Additional information

No response

pantherale0 commented 4 months ago

Closing this - not sure what happened, but restoring back to 2024.6.4 also had the same problems so rebuilt the machine it was running on and restored from a backup.

francescopeloi commented 4 months ago

I am experiencing something similar since a few days.

I get billions of

2024-07-17 15:30:44.545 ERROR (MainThread) [homeassistant] Error doing job: Exception in callback None() (None)
Traceback (most recent call last):
  File "/usr/local/lib/python3.12/asyncio/events.py", line 88, in _run
    self._context.run(self._callback, *self._args)
TypeError: 'NoneType' object is not callable

until the home-assistant.log file fills the hard drive and everything crashes. I cannot find the root cause, it seems to start from nothing, there's no useful log message before the first occurrence of this.

It's an HA instance only for camera control.

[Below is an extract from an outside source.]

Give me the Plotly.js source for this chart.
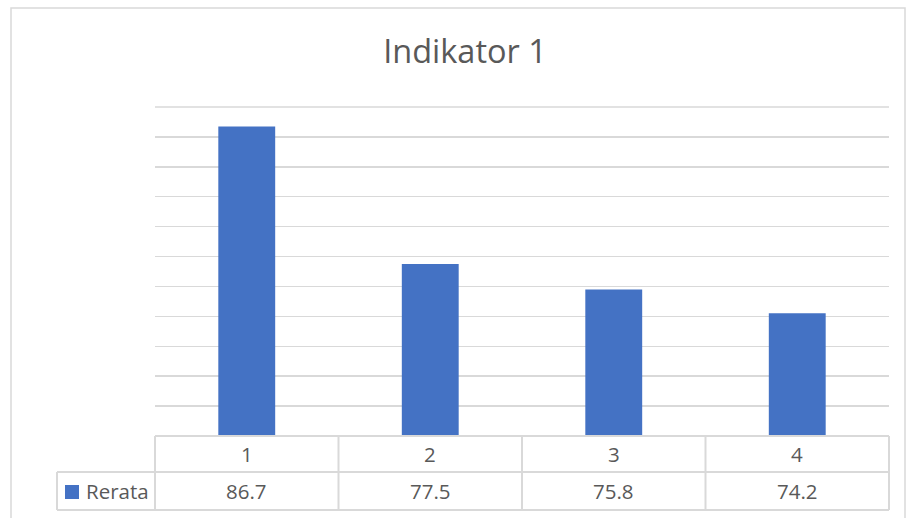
<!DOCTYPE html>
<html>
<head>
<meta charset="utf-8">
<script src="https://cdn.plot.ly/plotly-3.0.1.min.js"></script>
<style>html,body{margin:0;padding:0;background:#fff;}#chart{width:906px;height:518px;}</style>
</head>
<body>
<div id="chart"></div>
<script>
const chartTitle = "Indikator 1";
const seriesName = "Rerata";
const categories = ["1", "2", "3", "4"];
const values = [86.7, 77.5, 75.8, 74.2];
const valueLabels = ["86.7", "77.5", "75.8", "74.2"];

const W = 906, H = 518;
const L = 155, R = 889, T = 107, B = 436;
const px = x => (x - L) / (R - L);
const py = y => (B - y) / (B - T);

const textColor = "#595959";
const lineColor = "#d9d9d9";
const fontFam = "'Open Sans', 'Noto Sans', sans-serif";

const xIdx = categories.map((c, i) => i);

const shapes = [];
const annotations = [];
const n = categories.length;

// chart border
shapes.push({type: "rect", xref: "paper", yref: "paper", x0: px(11), x1: px(905), y0: py(540), y1: py(8),
  line: {color: lineColor, width: 1.5}, fillcolor: "rgba(0,0,0,0)", layer: "below"});

// top gridline (at plot edge)
shapes.push({type: "line", xref: "paper", yref: "paper", x0: 0, x1: 1, y0: 1, y1: 1, line: {color: lineColor, width: 1.5}, layer: "below"});

// table horizontal lines
shapes.push({type: "line", xref: "paper", yref: "paper", x0: 0, x1: 1, y0: 0, y1: 0, line: {color: lineColor, width: 2}});
shapes.push({type: "line", xref: "paper", yref: "paper", x0: px(57), x1: 1, y0: py(472), y1: py(472), line: {color: lineColor, width: 2}});
shapes.push({type: "line", xref: "paper", yref: "paper", x0: px(57), x1: 1, y0: py(510), y1: py(510), line: {color: lineColor, width: 2}});
// verticals
for (let k = 0; k <= n; k++) {
  shapes.push({type: "line", xref: "paper", yref: "paper", x0: k / n, x1: k / n, y0: 0, y1: py(510), line: {color: lineColor, width: 2}});
}
shapes.push({type: "line", xref: "paper", yref: "paper", x0: px(57), x1: px(57), y0: py(472), y1: py(510), line: {color: lineColor, width: 2}});

// legend key
shapes.push({type: "rect", xref: "paper", yref: "paper", x0: px(65), x1: px(79), y0: py(499), y1: py(485),
  line: {width: 0}, fillcolor: "#4472C4"});
annotations.push({xref: "paper", yref: "paper", x: px(84), y: py(491), xanchor: "left", yanchor: "middle",
  text: seriesName, showarrow: false, font: {family: fontFam, size: 20.5, color: textColor}});

categories.forEach((c, i) => {
  annotations.push({xref: "x", yref: "paper", x: i, y: py(454), xanchor: "center", yanchor: "middle",
    text: c, showarrow: false, font: {family: fontFam, size: 20.5, color: textColor}});
  annotations.push({xref: "x", yref: "paper", x: i, y: py(491), xanchor: "center", yanchor: "middle",
    text: valueLabels[i], showarrow: false, font: {family: fontFam, size: 20.5, color: textColor}});
});

const trace = {
  type: "bar",
  x: xIdx,
  y: values,
  width: 0.31,
  marker: {color: "#4472C4"},
  name: seriesName,
  hoverinfo: "skip"
};

const layout = {
  width: W, height: H,
  margin: {l: L, r: W - R, t: T, b: H - B, pad: 0},
  paper_bgcolor: "#ffffff",
  plot_bgcolor: "#ffffff",
  showlegend: false,
  title: {text: chartTitle, x: 465 / W, xref: "container", xanchor: "center",
    y: 1 - 52 / H, yref: "container", yanchor: "middle",
    font: {family: fontFam, size: 32.5, color: textColor}},
  xaxis: {range: [-0.5, 3.5], showgrid: false, zeroline: false, showticklabels: false, ticks: "", showline: false, fixedrange: true},
  yaxis: {range: [66, 88], dtick: 2, tick0: 66, showgrid: true, gridcolor: lineColor, gridwidth: 1.5,
    zeroline: false, showticklabels: false, ticks: "", showline: false, fixedrange: true},
  shapes: shapes,
  annotations: annotations
};

Plotly.newPlot("chart", [trace], layout, {displayModeBar: false, staticPlot: true});
</script>
</body>
</html>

cdoepmann commented 4 months ago

I was experiencing the very same issue, very annoying. I then removed everything I didn't necessarily need from my installation (specifically, HACS and AppDeamon) and the issue hasn't occurred for a few days now. I thus suspect HACS or AppDeamon to be the root cause. Do you use these?

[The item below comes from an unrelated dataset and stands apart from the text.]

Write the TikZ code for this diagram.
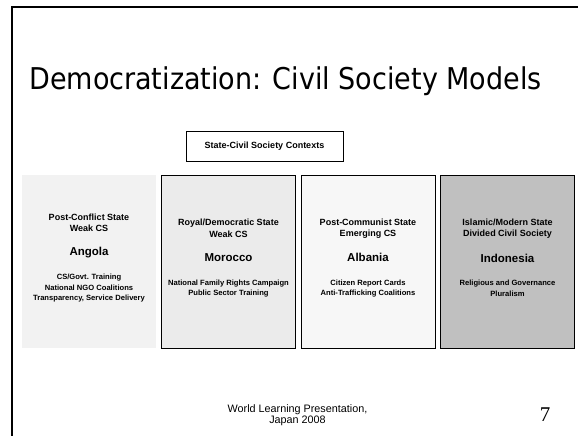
\documentclass[tikz,border=0pt]{standalone}
\usepackage{fontspec}
\setmainfont{Liberation Sans}
\newfontfamily\titlefont{DejaVu Sans Condensed}
\newfontfamily\numfont{Liberation Serif}

\tikzset{
	modelbox/.style={rectangle, minimum width=134pt, minimum height=173pt, inner sep=0pt},
	hdr/.style={font=\fontsize{9}{11.5}\selectfont\bfseries, align=center},
	country/.style={font=\fontsize{11.5}{13}\selectfont\bfseries},
	detail/.style={font=\fontsize{7.6}{10.5}\selectfont\bfseries, align=center},
}

\begin{document}
\begin{tikzpicture}[x=1pt,y=-1pt]
		\useasboundingbox (0,0) rectangle (578,436);
		\fill[white] (0,0) rectangle (578,436);
		
		% slide frame
		\draw[line width=2pt] (12,436) -- (12,7) -- (578,7);
		
		\node[anchor=base, font=\titlefont\fontsize{30}{34}\selectfont] (title) at (285.5,89) {Democratization: Civil Society Models};
		
		\node[draw, minimum width=157pt, minimum height=30pt, font=\fontsize{9}{11}\selectfont\bfseries] (ctx) at (264.5,146) {State-Civil Society Contexts};
		
		% the four models
		\node[modelbox, fill={rgb,255:red,242;green,242;blue,242}] (angola) at (89,261.5) {};
		\node[modelbox, draw, fill={rgb,255:red,235;green,235;blue,235}] (morocco) at (228.5,261.5) {};
		\node[modelbox, draw, fill={rgb,255:red,247;green,247;blue,247}] (albania) at (368,261.5) {};
		\node[modelbox, draw, fill={rgb,255:red,192;green,192;blue,192}] (indonesia) at (507.5,261.5) {};
		
		\node[hdr] (angolahdr) at (89,223) {Post-Conflict State\\Weak CS};
		\node[country] (angolaname) at (89,253) {Angola};
		\node[detail] (angolatxt) at (89,288.5) {CS/Govt. Training\\National NGO Coalitions\\Transparency, Service Delivery};
		
		\node[hdr] (moroccohdr) at (228.5,228.5) {Royal/Democratic State\\Weak CS};
		\node[country] (morocconame) at (228.5,258) {Morocco};
		\node[detail] (moroccotxt) at (228.5,288.5) {National Family Rights Campaign\\Public Sector Training};
		
		\node[hdr] (albaniahdr) at (368,228.5) {Post-Communist State\\Emerging CS};
		\node[country] (albanianame) at (368,257) {Albania};
		\node[detail] (albaniatxt) at (368,288.5) {Citizen Report Cards\\Anti-Trafficking Coalitions};
		
		\node[hdr] (indonesiahdr) at (507.5,228.5) {Islamic/Modern State\\Divided Civil Society};
		\node[country] (indonesianame) at (507.5,258) {Indonesia};
		\node[detail] (indonesiatxt) at (507.5,288.5) {Religious and Governance\\Pluralism};
		
		% footer
		\node[font=\fontsize{10.8}{11.5}\selectfont, align=center] (footer) at (297.5,415) {World Learning Presentation,\\Japan 2008};
		\node[font=\numfont\fontsize{21}{24}\selectfont] (pagenum) at (545,415) {7};
		
	\end{tikzpicture}
\end{document}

francescopeloi commented 4 months ago

My investigation points to Frigate and it's UI component, both coming through HACS. But I haven't found the exact root cause yet.

cdoepmann commented 4 months ago

I'm not using Frigate though, so maybe it's an issue with HACS itself...

pantherale0 commented 4 months ago

If it was a problem with frigate or hacs I would expect that I had the same problem when I rebuilt and restored from a backup. Or there would be more of these cases reported.

francescopeloi commented 4 months ago

it's quite clear it's coming from Frigate my end, we might have different issues.